TASK STATEMENT:
Locate each line of the material that contains "page", then return it.

Figure scripts
────
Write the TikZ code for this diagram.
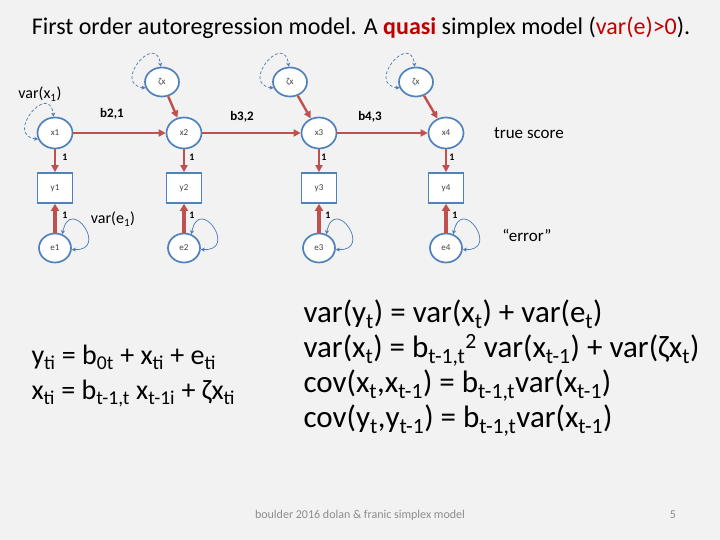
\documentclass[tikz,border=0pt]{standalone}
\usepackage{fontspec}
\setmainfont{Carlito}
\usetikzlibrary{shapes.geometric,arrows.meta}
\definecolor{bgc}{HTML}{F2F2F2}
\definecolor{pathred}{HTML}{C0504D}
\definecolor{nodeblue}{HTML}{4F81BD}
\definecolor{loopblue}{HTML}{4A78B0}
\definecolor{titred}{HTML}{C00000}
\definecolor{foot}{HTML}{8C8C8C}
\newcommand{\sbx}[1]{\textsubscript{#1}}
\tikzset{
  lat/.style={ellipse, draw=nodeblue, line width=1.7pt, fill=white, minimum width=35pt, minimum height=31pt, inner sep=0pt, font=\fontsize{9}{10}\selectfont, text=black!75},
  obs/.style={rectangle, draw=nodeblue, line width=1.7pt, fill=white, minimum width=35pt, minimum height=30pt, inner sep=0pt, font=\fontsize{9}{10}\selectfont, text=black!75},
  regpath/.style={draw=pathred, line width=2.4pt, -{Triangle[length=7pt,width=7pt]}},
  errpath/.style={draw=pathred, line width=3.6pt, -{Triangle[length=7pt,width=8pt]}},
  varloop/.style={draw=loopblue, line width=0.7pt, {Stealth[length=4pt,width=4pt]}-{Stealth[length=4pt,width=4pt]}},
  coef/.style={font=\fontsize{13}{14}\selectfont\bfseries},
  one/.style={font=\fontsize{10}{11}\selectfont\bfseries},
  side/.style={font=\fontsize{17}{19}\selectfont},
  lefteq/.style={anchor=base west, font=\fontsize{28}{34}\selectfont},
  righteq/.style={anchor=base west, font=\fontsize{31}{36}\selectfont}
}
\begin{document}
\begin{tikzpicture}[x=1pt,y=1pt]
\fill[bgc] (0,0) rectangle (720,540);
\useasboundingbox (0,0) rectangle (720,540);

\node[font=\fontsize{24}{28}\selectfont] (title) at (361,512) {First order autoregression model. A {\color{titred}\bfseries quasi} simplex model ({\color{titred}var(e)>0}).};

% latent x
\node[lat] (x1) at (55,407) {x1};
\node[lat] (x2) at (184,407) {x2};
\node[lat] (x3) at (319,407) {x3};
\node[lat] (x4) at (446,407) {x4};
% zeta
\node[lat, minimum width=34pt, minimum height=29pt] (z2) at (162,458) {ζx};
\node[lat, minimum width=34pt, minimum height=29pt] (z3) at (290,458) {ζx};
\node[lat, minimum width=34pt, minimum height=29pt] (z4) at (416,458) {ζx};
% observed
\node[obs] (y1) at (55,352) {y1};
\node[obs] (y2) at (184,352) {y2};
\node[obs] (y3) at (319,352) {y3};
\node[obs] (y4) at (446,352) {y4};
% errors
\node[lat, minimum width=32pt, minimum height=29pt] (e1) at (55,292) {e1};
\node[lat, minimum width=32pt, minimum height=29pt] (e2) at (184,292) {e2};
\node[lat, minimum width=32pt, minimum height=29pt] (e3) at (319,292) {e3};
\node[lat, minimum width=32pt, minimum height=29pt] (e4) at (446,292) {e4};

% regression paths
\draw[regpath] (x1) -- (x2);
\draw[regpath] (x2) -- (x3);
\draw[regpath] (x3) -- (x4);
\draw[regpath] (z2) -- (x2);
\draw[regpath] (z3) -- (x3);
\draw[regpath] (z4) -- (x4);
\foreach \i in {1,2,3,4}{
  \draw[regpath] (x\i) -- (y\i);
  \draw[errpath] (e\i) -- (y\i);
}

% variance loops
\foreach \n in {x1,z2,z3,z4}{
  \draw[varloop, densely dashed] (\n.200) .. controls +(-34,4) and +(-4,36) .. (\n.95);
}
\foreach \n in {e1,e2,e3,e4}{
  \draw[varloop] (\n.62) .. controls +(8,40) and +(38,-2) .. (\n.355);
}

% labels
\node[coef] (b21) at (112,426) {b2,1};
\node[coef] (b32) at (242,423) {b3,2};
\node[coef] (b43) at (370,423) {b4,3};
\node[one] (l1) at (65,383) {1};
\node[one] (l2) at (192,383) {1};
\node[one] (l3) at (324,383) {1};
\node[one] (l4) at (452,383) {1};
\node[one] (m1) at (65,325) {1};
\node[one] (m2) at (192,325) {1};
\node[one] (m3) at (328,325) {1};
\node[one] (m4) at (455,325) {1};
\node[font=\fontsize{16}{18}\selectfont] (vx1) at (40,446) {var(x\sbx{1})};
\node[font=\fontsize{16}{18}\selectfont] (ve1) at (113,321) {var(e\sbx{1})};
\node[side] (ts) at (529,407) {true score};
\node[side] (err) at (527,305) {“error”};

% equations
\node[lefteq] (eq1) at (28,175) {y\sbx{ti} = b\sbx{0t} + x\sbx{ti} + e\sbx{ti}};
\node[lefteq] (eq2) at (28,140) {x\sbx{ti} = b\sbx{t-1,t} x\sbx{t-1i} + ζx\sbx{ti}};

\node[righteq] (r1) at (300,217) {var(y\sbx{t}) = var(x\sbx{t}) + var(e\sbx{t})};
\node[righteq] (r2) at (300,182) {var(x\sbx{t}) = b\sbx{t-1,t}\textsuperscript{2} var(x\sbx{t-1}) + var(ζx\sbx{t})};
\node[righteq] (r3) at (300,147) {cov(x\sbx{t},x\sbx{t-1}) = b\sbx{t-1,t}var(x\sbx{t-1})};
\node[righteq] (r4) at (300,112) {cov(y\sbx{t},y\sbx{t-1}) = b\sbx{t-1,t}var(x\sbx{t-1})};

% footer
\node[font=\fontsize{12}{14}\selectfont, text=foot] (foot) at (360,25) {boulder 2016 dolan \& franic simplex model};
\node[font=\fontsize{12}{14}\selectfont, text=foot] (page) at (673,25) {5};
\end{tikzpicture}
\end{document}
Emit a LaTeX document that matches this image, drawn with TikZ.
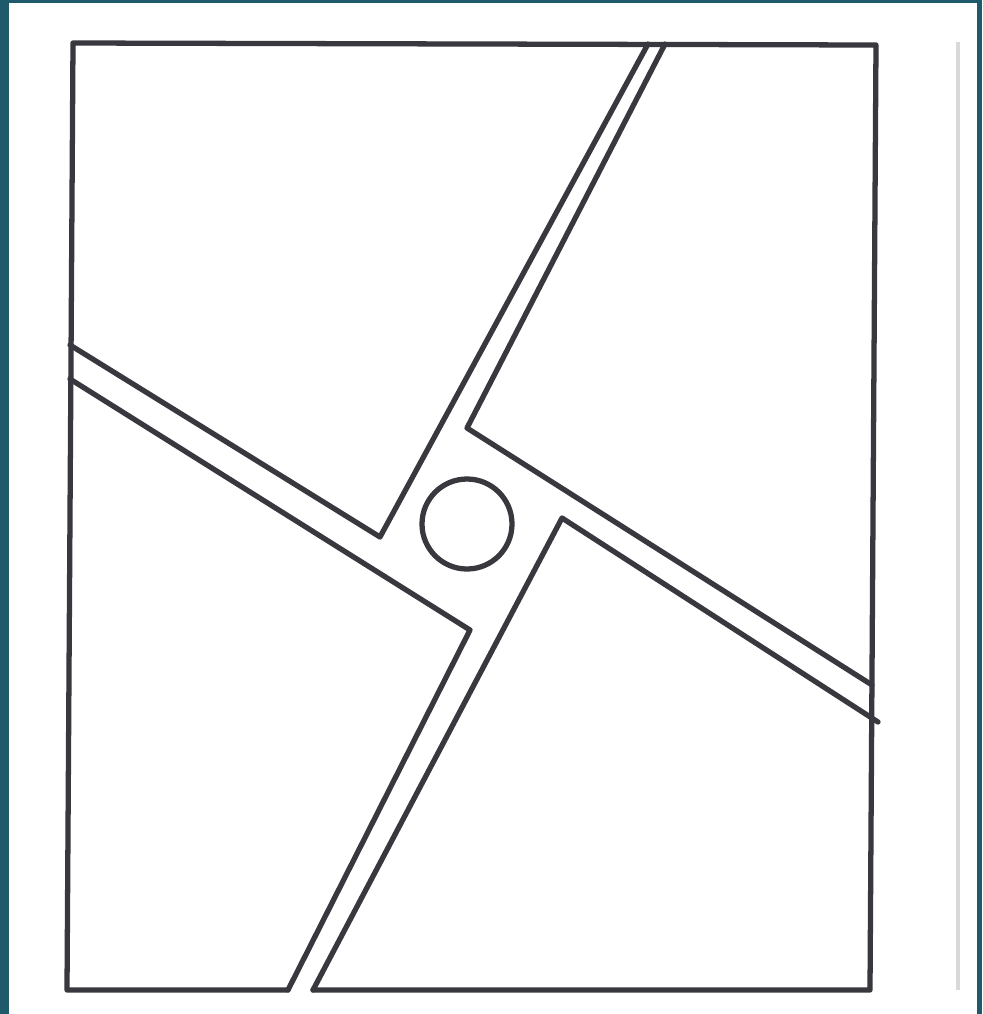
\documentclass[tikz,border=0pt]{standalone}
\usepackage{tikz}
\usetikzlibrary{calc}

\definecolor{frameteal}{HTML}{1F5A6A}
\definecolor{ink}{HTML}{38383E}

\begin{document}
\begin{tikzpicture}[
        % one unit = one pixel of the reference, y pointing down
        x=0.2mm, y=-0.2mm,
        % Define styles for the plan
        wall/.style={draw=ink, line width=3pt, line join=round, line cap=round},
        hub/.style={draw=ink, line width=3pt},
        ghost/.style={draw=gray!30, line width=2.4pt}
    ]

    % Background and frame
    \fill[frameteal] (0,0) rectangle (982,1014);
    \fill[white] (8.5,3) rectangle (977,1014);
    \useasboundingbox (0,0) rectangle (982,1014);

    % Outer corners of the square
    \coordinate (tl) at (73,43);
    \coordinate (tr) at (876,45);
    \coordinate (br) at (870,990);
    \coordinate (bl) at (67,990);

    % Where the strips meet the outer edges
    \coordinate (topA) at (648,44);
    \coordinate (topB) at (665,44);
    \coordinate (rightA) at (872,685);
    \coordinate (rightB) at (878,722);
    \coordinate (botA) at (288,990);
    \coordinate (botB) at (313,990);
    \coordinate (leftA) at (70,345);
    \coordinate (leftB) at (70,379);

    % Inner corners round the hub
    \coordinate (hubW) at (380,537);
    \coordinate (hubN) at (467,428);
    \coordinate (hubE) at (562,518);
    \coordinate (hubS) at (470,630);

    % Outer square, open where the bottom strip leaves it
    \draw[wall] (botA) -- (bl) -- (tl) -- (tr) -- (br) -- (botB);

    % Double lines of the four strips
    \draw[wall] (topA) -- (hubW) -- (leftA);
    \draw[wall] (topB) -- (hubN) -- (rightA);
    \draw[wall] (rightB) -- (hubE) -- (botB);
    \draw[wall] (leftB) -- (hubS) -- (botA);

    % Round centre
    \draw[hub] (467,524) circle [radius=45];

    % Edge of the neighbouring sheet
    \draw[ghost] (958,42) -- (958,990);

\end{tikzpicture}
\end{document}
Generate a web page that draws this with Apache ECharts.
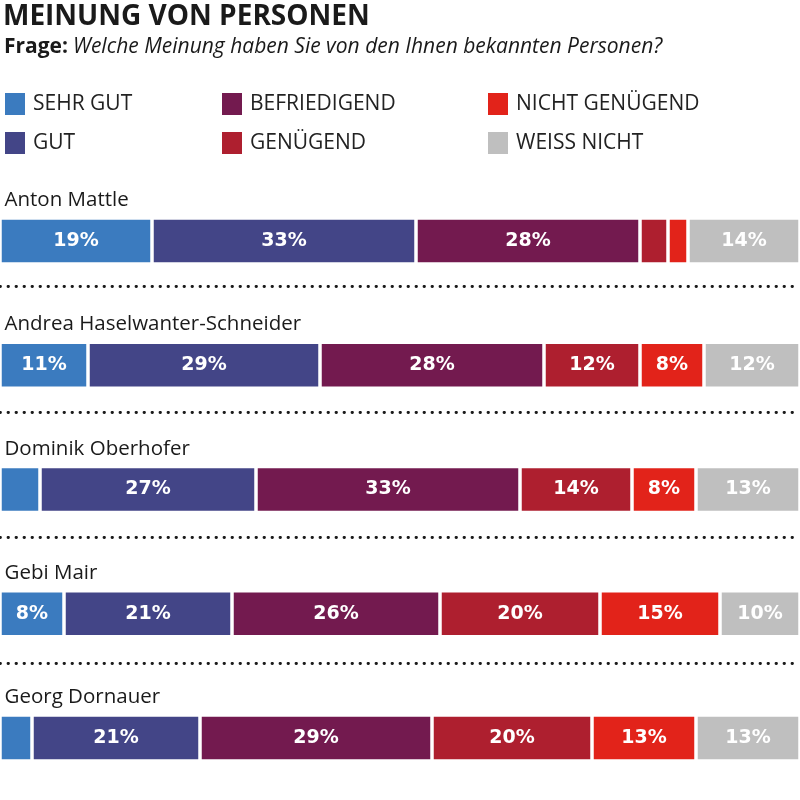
────
WRITTEN RESPONSE:
\node[font=\fontsize{12}{14}\selectfont, text=foot] (page) at (673,25) {5};
Generate a web page that draws this with Apache ECharts.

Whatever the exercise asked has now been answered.